Here’s what nobody tells you: Real self-love isn’t Instagram-pretty.
It Starts With Looking at the Hard Stuff
The journey to loving yourself begins in the least romantic place imaginable – face to face with everything you’ve been running from. Those voices in your head that whisper “you’re not enough”? The memories that make you cringe? The patterns that keep tripping you up?
You can’t love what you won’t acknowledge.
The messy truth: Before you can embrace who you are, you have to see who you’ve been. And sometimes, that person made choices that hurt. Sometimes, that person accepted treatment they never should have. Sometimes, that person believed lies about their worth.
The Anger Phase (Yes, It’s Real)
When you start recognizing your value, something unexpected happens – you get mad. Really mad.
- Mad at people who treated you poorly when you didn’t know better
- Mad at yourself for allowing it
- Mad about the time you lost believing you weren’t worth more
This anger isn’t wrong. It’s actually necessary. It’s your inner compass recalibrating, showing you just how far off course you’d wandered.
Think of it like this: When you’ve been living in a dim room for years, turning on the lights can be jarring. But you need that light to see clearly.
The Loneliness of Growing
Here’s the part that catches most people off guard – learning to love yourself can feel isolating. When you start setting boundaries, some people won’t like it. When you stop accepting crumbs, some relationships might end. When you begin choosing yourself, not everyone will understand.

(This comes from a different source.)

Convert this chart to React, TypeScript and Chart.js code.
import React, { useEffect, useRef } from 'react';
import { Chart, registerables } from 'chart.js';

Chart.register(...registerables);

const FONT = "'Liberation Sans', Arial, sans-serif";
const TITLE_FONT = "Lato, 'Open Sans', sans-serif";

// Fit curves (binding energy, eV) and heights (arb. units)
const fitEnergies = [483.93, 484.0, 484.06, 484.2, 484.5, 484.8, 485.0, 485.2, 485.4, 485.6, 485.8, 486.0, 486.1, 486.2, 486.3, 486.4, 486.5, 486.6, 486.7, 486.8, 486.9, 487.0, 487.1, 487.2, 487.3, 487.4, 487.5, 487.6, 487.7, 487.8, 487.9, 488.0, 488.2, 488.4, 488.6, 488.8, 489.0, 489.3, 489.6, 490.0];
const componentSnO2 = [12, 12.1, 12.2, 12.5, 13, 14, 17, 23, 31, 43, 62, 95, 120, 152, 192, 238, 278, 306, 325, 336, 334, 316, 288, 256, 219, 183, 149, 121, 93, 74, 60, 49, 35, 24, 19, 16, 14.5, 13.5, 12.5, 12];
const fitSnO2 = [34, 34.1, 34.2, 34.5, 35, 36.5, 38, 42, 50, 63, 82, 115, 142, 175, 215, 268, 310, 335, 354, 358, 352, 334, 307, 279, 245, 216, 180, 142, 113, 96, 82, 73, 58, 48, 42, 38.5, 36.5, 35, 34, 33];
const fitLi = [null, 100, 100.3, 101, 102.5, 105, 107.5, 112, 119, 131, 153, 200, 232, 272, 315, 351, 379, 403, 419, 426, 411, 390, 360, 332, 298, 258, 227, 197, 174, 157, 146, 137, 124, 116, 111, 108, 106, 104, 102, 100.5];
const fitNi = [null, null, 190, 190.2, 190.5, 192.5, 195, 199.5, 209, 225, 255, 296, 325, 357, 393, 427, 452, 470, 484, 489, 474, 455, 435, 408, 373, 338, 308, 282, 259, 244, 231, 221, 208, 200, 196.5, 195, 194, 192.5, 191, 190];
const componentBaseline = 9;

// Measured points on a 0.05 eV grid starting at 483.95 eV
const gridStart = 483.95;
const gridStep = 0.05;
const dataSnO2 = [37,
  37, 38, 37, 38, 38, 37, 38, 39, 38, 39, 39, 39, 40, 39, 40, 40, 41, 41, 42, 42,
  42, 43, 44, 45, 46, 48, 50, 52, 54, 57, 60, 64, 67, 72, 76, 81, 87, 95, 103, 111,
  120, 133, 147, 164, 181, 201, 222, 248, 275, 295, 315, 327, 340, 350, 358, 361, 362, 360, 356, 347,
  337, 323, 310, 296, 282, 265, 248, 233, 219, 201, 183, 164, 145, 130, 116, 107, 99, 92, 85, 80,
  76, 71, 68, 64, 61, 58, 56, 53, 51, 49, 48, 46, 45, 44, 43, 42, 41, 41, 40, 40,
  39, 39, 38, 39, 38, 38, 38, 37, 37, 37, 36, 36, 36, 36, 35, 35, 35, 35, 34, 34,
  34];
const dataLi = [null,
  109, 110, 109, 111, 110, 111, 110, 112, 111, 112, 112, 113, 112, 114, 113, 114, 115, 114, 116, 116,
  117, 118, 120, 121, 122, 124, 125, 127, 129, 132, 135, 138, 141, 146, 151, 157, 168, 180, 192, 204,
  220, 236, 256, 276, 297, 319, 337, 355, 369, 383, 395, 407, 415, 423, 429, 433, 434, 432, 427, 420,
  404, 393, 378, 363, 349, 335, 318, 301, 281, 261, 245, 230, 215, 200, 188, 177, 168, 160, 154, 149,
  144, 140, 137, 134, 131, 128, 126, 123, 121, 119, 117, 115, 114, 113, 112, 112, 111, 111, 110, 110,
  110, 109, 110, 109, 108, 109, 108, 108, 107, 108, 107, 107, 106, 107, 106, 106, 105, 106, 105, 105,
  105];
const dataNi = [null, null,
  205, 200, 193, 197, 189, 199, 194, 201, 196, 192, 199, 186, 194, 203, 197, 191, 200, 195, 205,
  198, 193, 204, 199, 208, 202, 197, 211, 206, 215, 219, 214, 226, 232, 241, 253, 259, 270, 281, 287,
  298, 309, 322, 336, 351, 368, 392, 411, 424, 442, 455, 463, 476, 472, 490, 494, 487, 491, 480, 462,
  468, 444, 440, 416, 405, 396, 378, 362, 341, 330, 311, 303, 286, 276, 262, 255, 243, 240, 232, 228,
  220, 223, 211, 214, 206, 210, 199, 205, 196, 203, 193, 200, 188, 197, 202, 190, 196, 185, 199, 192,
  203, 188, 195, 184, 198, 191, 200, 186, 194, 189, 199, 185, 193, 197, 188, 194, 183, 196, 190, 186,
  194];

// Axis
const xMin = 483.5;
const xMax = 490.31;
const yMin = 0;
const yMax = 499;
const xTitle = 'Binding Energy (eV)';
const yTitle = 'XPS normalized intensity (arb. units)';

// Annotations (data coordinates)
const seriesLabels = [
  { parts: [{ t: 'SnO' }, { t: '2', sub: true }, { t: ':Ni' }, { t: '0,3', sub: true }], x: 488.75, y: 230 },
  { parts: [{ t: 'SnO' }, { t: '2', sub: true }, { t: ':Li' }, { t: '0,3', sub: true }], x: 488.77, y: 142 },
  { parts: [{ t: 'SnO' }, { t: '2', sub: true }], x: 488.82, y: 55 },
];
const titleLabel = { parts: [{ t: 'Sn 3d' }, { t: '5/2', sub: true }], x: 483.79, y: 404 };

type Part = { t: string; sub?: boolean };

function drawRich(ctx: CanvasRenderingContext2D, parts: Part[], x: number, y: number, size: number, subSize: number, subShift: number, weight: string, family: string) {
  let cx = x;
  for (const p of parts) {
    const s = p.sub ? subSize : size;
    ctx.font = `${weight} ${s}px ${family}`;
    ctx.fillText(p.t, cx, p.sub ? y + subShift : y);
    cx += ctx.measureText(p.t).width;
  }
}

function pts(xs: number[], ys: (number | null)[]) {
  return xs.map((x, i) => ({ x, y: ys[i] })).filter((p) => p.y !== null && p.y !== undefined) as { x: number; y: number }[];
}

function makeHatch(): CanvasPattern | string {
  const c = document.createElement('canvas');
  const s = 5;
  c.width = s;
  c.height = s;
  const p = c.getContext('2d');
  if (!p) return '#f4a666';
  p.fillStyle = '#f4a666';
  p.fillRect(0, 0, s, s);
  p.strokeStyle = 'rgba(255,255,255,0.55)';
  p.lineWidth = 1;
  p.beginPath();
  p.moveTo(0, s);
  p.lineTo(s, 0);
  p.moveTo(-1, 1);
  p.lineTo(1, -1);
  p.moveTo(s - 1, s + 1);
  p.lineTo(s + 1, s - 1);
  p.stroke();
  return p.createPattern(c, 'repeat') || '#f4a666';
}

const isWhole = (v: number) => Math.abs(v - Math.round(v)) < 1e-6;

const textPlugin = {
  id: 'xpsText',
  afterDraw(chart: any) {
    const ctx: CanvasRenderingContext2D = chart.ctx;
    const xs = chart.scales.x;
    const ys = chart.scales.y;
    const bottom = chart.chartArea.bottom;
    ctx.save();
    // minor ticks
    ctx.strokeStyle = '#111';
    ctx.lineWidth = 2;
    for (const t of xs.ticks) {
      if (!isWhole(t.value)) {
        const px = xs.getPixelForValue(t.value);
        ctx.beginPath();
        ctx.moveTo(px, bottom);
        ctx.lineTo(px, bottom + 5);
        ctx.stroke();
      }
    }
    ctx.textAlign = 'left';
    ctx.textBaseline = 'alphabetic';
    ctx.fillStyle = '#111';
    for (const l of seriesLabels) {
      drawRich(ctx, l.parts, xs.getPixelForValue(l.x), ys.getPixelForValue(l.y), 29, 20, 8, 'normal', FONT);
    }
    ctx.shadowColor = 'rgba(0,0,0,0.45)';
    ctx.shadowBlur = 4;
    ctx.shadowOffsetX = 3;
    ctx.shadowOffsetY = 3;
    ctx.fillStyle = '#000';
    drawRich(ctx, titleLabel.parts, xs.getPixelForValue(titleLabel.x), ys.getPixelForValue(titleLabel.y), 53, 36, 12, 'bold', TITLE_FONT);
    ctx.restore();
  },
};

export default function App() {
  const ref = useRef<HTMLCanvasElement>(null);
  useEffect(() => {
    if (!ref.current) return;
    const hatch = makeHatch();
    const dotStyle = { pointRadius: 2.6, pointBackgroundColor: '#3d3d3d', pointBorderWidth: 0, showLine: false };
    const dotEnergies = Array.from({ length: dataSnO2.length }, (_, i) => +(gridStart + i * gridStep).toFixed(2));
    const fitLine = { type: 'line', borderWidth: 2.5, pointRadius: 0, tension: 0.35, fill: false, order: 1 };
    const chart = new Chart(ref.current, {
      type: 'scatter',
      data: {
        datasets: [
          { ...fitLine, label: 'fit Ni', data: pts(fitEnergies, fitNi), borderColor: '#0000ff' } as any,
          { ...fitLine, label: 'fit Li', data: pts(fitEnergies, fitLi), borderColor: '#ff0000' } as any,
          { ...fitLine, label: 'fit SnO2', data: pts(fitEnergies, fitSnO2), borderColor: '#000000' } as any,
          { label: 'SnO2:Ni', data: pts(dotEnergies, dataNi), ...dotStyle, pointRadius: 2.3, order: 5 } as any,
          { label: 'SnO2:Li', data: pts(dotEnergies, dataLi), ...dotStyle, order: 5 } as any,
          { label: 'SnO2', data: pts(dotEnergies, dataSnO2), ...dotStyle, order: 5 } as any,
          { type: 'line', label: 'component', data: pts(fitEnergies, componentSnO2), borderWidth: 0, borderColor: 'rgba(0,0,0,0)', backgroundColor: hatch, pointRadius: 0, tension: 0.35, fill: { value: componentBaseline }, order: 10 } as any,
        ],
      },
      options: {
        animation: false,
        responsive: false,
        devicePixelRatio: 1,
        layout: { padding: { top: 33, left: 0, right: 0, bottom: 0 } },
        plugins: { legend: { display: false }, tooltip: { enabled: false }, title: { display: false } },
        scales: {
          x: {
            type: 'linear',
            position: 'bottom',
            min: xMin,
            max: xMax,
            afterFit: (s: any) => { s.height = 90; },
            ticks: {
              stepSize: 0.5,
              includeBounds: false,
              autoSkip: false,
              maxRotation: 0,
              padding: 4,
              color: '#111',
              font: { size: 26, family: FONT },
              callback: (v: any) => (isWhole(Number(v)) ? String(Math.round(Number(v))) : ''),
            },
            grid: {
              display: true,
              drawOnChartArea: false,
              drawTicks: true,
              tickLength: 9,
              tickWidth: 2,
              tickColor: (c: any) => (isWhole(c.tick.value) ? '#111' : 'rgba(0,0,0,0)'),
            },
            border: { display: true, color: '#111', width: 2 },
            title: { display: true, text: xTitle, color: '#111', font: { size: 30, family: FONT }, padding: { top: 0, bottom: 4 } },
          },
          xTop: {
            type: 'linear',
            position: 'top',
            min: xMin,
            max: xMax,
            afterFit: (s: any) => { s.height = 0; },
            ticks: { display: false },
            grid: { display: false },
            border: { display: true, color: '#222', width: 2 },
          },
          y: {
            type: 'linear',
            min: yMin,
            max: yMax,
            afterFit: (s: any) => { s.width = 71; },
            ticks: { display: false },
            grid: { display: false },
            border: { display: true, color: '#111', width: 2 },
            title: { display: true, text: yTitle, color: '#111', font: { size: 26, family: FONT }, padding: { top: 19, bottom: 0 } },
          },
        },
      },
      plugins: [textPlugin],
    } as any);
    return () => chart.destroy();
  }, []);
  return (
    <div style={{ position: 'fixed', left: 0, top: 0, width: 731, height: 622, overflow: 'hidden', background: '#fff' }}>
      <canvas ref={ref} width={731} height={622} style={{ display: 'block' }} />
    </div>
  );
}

But here’s what I’ve learned: The space you create by saying “no” to what doesn’t serve you becomes room for what does. The loneliness is temporary. The self-respect is permanent.
Dismantling What Doesn’t Fit
Self-love isn’t just adding good things to your life – it’s removing what no longer fits. It’s like renovating a house you’ve outgrown. You have to tear down walls before you can build something better.
This means:
- Questioning beliefs you’ve carried for years
- Changing routines that keep you small
- Walking away from situations that diminish you
- Rebuilding your life with intention instead of default
The hard part? Sometimes you realize the life you built when you didn’t love yourself needs major reconstruction. That’s not failure – that’s evolution.
What Self-Love Actually Feels Like
Forget the fairy tale version. Real self-love feels like:
- Strength mixed with tenderness – being firm with your boundaries while gentle with your mistakes
- Clarity that sometimes stings – seeing situations for what they really are, not what you wished they were
- Peace that comes from authenticity – the relief of not pretending to be someone you’re not
- Responsibility without self-punishment – owning your choices while still treating yourself with compassion
The Beautiful Destruction
Learning to love yourself is both a breakdown and a breakthrough. You’re destroying the version of yourself that accepted less, believed lies, and stayed small. You’re building someone who knows their worth and acts like it.
It’s not comfortable. Growth never is. But on the other side of that discomfort is a life that actually fits you.
The bathtubs and solo dates? They might come later. But they’re just the decoration on something much deeper – the unshakeable knowledge that you matter, you’re worthy, and you deserve to take up space in this world.